I think children find their own truths. Those that work for them.
For example, my daughter will tell me she is dog-tired. She has had a tough day at her summer job, survived on just a cup of milk for breakfast and coffee for lunch, and does not have energy left to fill the water bottles to place in the fridge. In other words, Could I please fill them for her? is the unspoken question.
I comply; the mother syndrome always overtakes me. This is the truth my daughter knows, the truth of the gullible mom; it works for her every time. Ten minutes later I see her watching T.V. in her bedroom, with all the sleep and weariness gone from her eyes. Her work is done.

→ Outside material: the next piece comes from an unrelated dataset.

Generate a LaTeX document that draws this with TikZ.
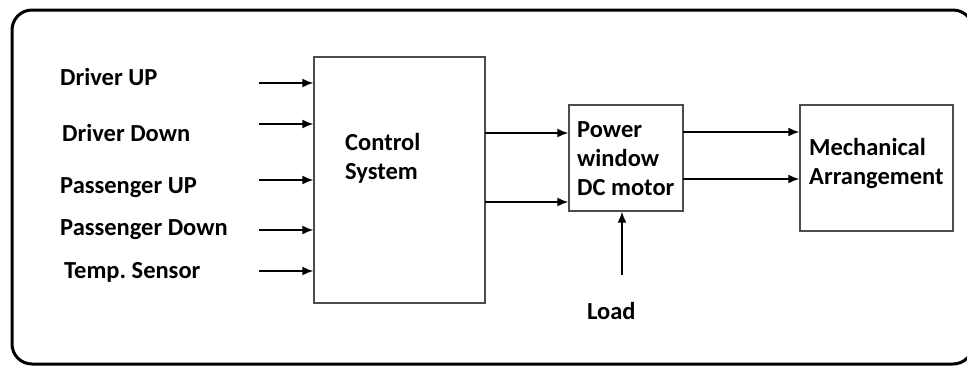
\documentclass[tikz,border=0pt]{standalone}
\usepackage{fontspec}
\setmainfont{Carlito}
\usetikzlibrary{arrows.meta}
\frenchspacing
\begin{document}
\begin{tikzpicture}[x=1pt,y=-1pt,
  blk/.style={draw=black!70,line width=1.3pt,rectangle,inner sep=0pt},
  lbl/.style={font=\bfseries\fontsize{24.5}{29}\selectfont,inner sep=0pt,anchor=west,align=left},
  sig/.style={line width=1.8pt,-{Latex[length=11pt,width=9pt]}}]
\useasboundingbox (0,0) rectangle (967,368);
\clip (0,0) rectangle (967,368);
\draw[line width=3pt,rounded corners=20pt] (12,10) rectangle (973,364);
% blocks
\node[blk,minimum width=171pt,minimum height=246pt] (ctrl) at (399.5,180) {};
\node[blk,minimum width=114pt,minimum height=106pt] (motor) at (626,158) {};
\node[blk,minimum width=153pt,minimum height=126pt] (mech) at (876.5,168) {};
% block texts
\node[lbl] (ctrltxt) at (345,158.5) {Control\\System};
\node[lbl] (motortxt) at (577,159) {Power\\window\\DC motor};
\node[lbl] (mechtxt) at (809,163) {Mechanical\\Arrangement};
% input labels
\node[lbl] (in1) at (60,77) {Driver UP};
\node[lbl] (in2) at (62,133) {Driver Down};
\node[lbl] (in3) at (60,188) {Passenger UP};
\node[lbl] (in4) at (60,230) {Passenger Down};
\node[lbl] (in5) at (64,272) {Temp. Sensor};
\node[lbl] (load) at (587,311) {Load};
% input arrows
\coordinate (s1) at (259,83);
\coordinate (s2) at (259,124);
\coordinate (s3) at (259,180);
\coordinate (s4) at (259,230);
\coordinate (s5) at (259,271);
\foreach \i in {1,...,5} \draw[sig] (s\i) -- (s\i -| ctrl.west);
% control to motor
\coordinate (c1) at (485,133);
\coordinate (c2) at (485,202);
\draw[sig] (c1) -- (c1 -| motor.west);
\draw[sig] (c2) -- (c2 -| motor.west);
% motor to mech
\coordinate (m1) at (683,132);
\coordinate (m2) at (683,179);
\draw[sig] (m1) -- (m1 -| mech.west);
\draw[sig] (m2) -- (m2 -| mech.west);
% load
\coordinate (l1) at (622,275);
\draw[sig] (l1) -- (l1 |- motor.south);
\end{tikzpicture}
\end{document}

What is my truth? My truth is that whatever I may say--scold, cajole, persuade, promise, bribe, threaten--she will do what she wants when she wants and that is it. And I will still think of her as my baby, though she is an eighteen-year-old in college, with more energy in her young body than in that of her mother's.
There are consequences to these truths. I grow older and get tired faster, since the body is like any other machine; wear and tear and age will show. And I cannot even claim depreciation. More important is that my daughter finds it is easier to get around people through making excuses rather than telling the plain and simple truth. So instead of saying, "I don't want to fill the water bottles everyday," and face the consequences of making an outright rude and unhelpful statement that shows her in "such a bad light," she plays the card of "poor me, mother, I'm so tired and I have worked so hard on an empty stomach," and gets not only sympathy but also the work done for her.
So what if she gets a talking-to after the fact? The work is over, and tomorrow is another day. That is the way of the world, and children learn these truths fast. If truth be told, we are good teachers of what the consequences of truth are.